## EXERCISE DESCRIPTION
Pictures stay out of this copy, which runs from the first line of the material through the line containing "line=dict(color=lc, width=1.2), marker=mk, showlegend=False))".

----

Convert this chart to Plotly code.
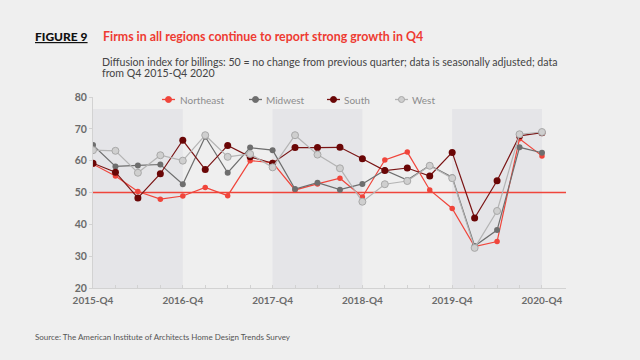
import plotly.graph_objects as go

quarters = ["2015-Q4", "2016-Q1", "2016-Q2", "2016-Q3", "2016-Q4", "2017-Q1", "2017-Q2",
            "2017-Q3", "2017-Q4", "2018-Q1", "2018-Q2", "2018-Q3", "2018-Q4", "2019-Q1",
            "2019-Q2", "2019-Q3", "2019-Q4", "2020-Q1", "2020-Q2", "2020-Q3", "2020-Q4"]
tick_labels = ["2015-Q4", "2016-Q4", "2017-Q4", "2018-Q4", "2019-Q4", "2020-Q4"]

northeast = [58.9, 55.2, 50.3, 47.9, 48.9, 51.6, 49.0, 60.0, 59.4, 50.8, 52.7, 54.5, 48.6,
             60.2, 62.7, 50.8, 45.0, 33.0, 34.6, 66.9, 61.5]
midwest = [64.9, 58.2, 58.5, 58.8, 52.6, 67.5, 56.2, 64.1, 63.3, 51.1, 53.1, 50.9, 52.7,
           57.0, 53.9, 58.5, 54.8, 33.2, 38.2, 64.2, 62.5]
south = [59.2, 56.4, 48.3, 55.9, 66.4, 57.2, 64.8, 61.2, 59.2, 64.1, 64.1, 64.2, 60.6,
         56.9, 57.7, 55.2, 62.6, 42.0, 53.7, 67.8, 68.8]
west = [63.3, 63.1, 56.2, 61.7, 60.0, 68.0, 61.2, 62.1, 57.9, 68.0, 61.9, 57.6, 47.1,
        52.6, 53.6, 58.4, 54.5, 32.6, 44.2, 68.3, 69.0]
baseline = 50
shaded = [("2015-Q4", "2016-Q4"), ("2017-Q4", "2018-Q4"), ("2019-Q4", "2020-Q4")]

# plot area in pixels
L, R, T, B = 93, 566, 97, 288
W, H = 640, 360


def px(xp):
    return (xp - L) / (R - L)


def py(yp):
    return (B - yp) / (B - T)


idx = {q: i for i, q in enumerate(quarters)}
fig = go.Figure()

series = [
    ("Northeast", northeast, "#f0453b", dict(color="#f0453b", size=5.5), "#f0453b", "#f0453b"),
    ("Midwest", midwest, "#6e6e6e", dict(color="#6e6e6e", size=6), "#6e6e6e", "#6e6e6e"),
    ("South", south, "#7a1414", dict(color="#6a0606", size=7), "#6a0606", "#6a0606"),
    ("West", west, "#b4b4b4", dict(color="#cfcfcf", size=7, line=dict(color="#a8a8a8", width=1)),
     "#cfcfcf", "#a8a8a8"),
]
for name, vals, lc, mk, _, _ in series:
    fig.add_trace(go.Scatter(x=quarters, y=vals, name=name, mode="lines+markers",
                             line=dict(color=lc, width=1.2), marker=mk, showlegend=False))

for a, b in shaded:
    fig.add_shape(type="rect", xref="x", yref="y", x0=idx[a], x1=idx[b], y0=20, y1=76.2,
                  fillcolor="#e5e5e8", line=dict(width=0), layer="below")
fig.add_shape(type="line", xref="x", yref="y", x0=0, x1=len(quarters) + 0.07,
              y0=baseline, y1=baseline, line=dict(color="#f0453b", width=1.6), layer="below")

# manual legend (layout positions in pixels)
legend_pos = [(162, 177.5), (249, 264), (327, 342), (395, 409.5)]
leg_y = 99.5
annotations = []
for (name, vals, lc, mk, fill, edge), (lx, tx) in zip(series, legend_pos):
    fig.add_shape(type="line", xref="paper", yref="paper", x0=px(lx), x1=px(lx + 13),
                  y0=py(leg_y), y1=py(leg_y), line=dict(color=lc, width=1.3))
    fig.add_shape(type="circle", xref="paper", yref="paper", xsizemode="pixel",
                  ysizemode="pixel", xanchor=px(lx + 6.5), yanchor=py(leg_y),
                  x0=-3, x1=3, y0=-3, y1=3, fillcolor=fill, line=dict(color=edge, width=1))
    annotations.append(dict(text=name, xref="paper", yref="paper", x=px(tx), y=py(leg_y),
                            xanchor="left", yanchor="middle", showarrow=False,
                            font=dict(family="Lato", size=10, color="#8c8c8c")))

tickvals = quarters
ticktext = [q if q in tick_labels else "" for q in quarters]

annotations += [
    dict(text="<u>FIGURE 9</u>", xref="paper", yref="paper", x=px(33), y=py(36.5),
         xanchor="left", yanchor="middle", showarrow=False,
         font=dict(family="Lato", size=12, color="#111111", weight=900)),
    dict(text="Firms in all regions continue to report strong growth in Q4", xref="paper",
         yref="paper", x=px(101), y=py(36.5), xanchor="left", yanchor="middle", showarrow=False,
         font=dict(family="Lato", size=12.4, color="#ee3b32", weight="bold")),
    dict(text="Diffusion index for billings: 50 = no change from previous quarter; data is seasonally adjusted; data",
         xref="paper", yref="paper", x=px(100), y=py(61.5), xanchor="left", yanchor="middle",
         showarrow=False, font=dict(family="Lato", size=10.6, color="#444444")),
    dict(text="from Q4 2015-Q4 2020",
         xref="paper", yref="paper", x=px(100), y=py(73), xanchor="left", yanchor="middle",
         showarrow=False, font=dict(family="Lato", size=10.6, color="#444444")),
    dict(text="Source: The American Institute of Architects Home Design Trends Survey",
         xref="paper", yref="paper", x=px(33), y=py(336.5), xanchor="left", yanchor="middle",
         showarrow=False, font=dict(family="Lato", size=8, color="#555555")),
]

fig.update_layout(
    width=W, height=H,
    margin=dict(l=L, r=W - R, t=T, b=H - B),
    paper_bgcolor="#efefef", plot_bgcolor="#efefef",
    showlegend=False,
    xaxis=dict(type="category", range=[0, len(quarters) + 0.07], tickvals=tickvals,
               ticktext=ticktext, showgrid=False, zeroline=False, showline=True,
               linecolor="#d2d2d2", linewidth=1, ticks="inside", ticklen=3, tickcolor="#d2d2d2",
               tickfont=dict(family="Lato", size=10, color="#6b6b6b", weight="bold"),
               tickangle=0, ticklabelstandoff=3),
    yaxis=dict(range=[20, 80], tickvals=[20, 30, 40, 50, 60, 70, 80], showgrid=False,
               zeroline=False, showline=True, linecolor="#d2d2d2", linewidth=1,
               ticks="outside", ticklen=3, tickcolor="#d2d2d2",
               tickfont=dict(family="Lato", size=10.5, color="#6b6b6b", weight="bold")),
    annotations=annotations,
)

fig.write_html("out.html", config={"displayModeBar": False},
               post_script="document.body.style.margin='0';document.body.style.background='#efefef';")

----

## ANSWER TO THE EXERCISE
Convert this chart to Plotly code.
import plotly.graph_objects as go

quarters = ["2015-Q4", "2016-Q1", "2016-Q2", "2016-Q3", "2016-Q4", "2017-Q1", "2017-Q2",
            "2017-Q3", "2017-Q4", "2018-Q1", "2018-Q2", "2018-Q3", "2018-Q4", "2019-Q1",
            "2019-Q2", "2019-Q3", "2019-Q4", "2020-Q1", "2020-Q2", "2020-Q3", "2020-Q4"]
tick_labels = ["2015-Q4", "2016-Q4", "2017-Q4", "2018-Q4", "2019-Q4", "2020-Q4"]

northeast = [58.9, 55.2, 50.3, 47.9, 48.9, 51.6, 49.0, 60.0, 59.4, 50.8, 52.7, 54.5, 48.6,
             60.2, 62.7, 50.8, 45.0, 33.0, 34.6, 66.9, 61.5]
midwest = [64.9, 58.2, 58.5, 58.8, 52.6, 67.5, 56.2, 64.1, 63.3, 51.1, 53.1, 50.9, 52.7,
           57.0, 53.9, 58.5, 54.8, 33.2, 38.2, 64.2, 62.5]
south = [59.2, 56.4, 48.3, 55.9, 66.4, 57.2, 64.8, 61.2, 59.2, 64.1, 64.1, 64.2, 60.6,
         56.9, 57.7, 55.2, 62.6, 42.0, 53.7, 67.8, 68.8]
west = [63.3, 63.1, 56.2, 61.7, 60.0, 68.0, 61.2, 62.1, 57.9, 68.0, 61.9, 57.6, 47.1,
        52.6, 53.6, 58.4, 54.5, 32.6, 44.2, 68.3, 69.0]
baseline = 50
shaded = [("2015-Q4", "2016-Q4"), ("2017-Q4", "2018-Q4"), ("2019-Q4", "2020-Q4")]

# plot area in pixels
L, R, T, B = 93, 566, 97, 288
W, H = 640, 360


def px(xp):
    return (xp - L) / (R - L)


def py(yp):
    return (B - yp) / (B - T)


idx = {q: i for i, q in enumerate(quarters)}
fig = go.Figure()

series = [
    ("Northeast", northeast, "#f0453b", dict(color="#f0453b", size=5.5), "#f0453b", "#f0453b"),
    ("Midwest", midwest, "#6e6e6e", dict(color="#6e6e6e", size=6), "#6e6e6e", "#6e6e6e"),
    ("South", south, "#7a1414", dict(color="#6a0606", size=7), "#6a0606", "#6a0606"),
    ("West", west, "#b4b4b4", dict(color="#cfcfcf", size=7, line=dict(color="#a8a8a8", width=1)),
     "#cfcfcf", "#a8a8a8"),
]
for name, vals, lc, mk, _, _ in series:
    fig.add_trace(go.Scatter(x=quarters, y=vals, name=name, mode="lines+markers",
                             line=dict(color=lc, width=1.2), marker=mk, showlegend=False))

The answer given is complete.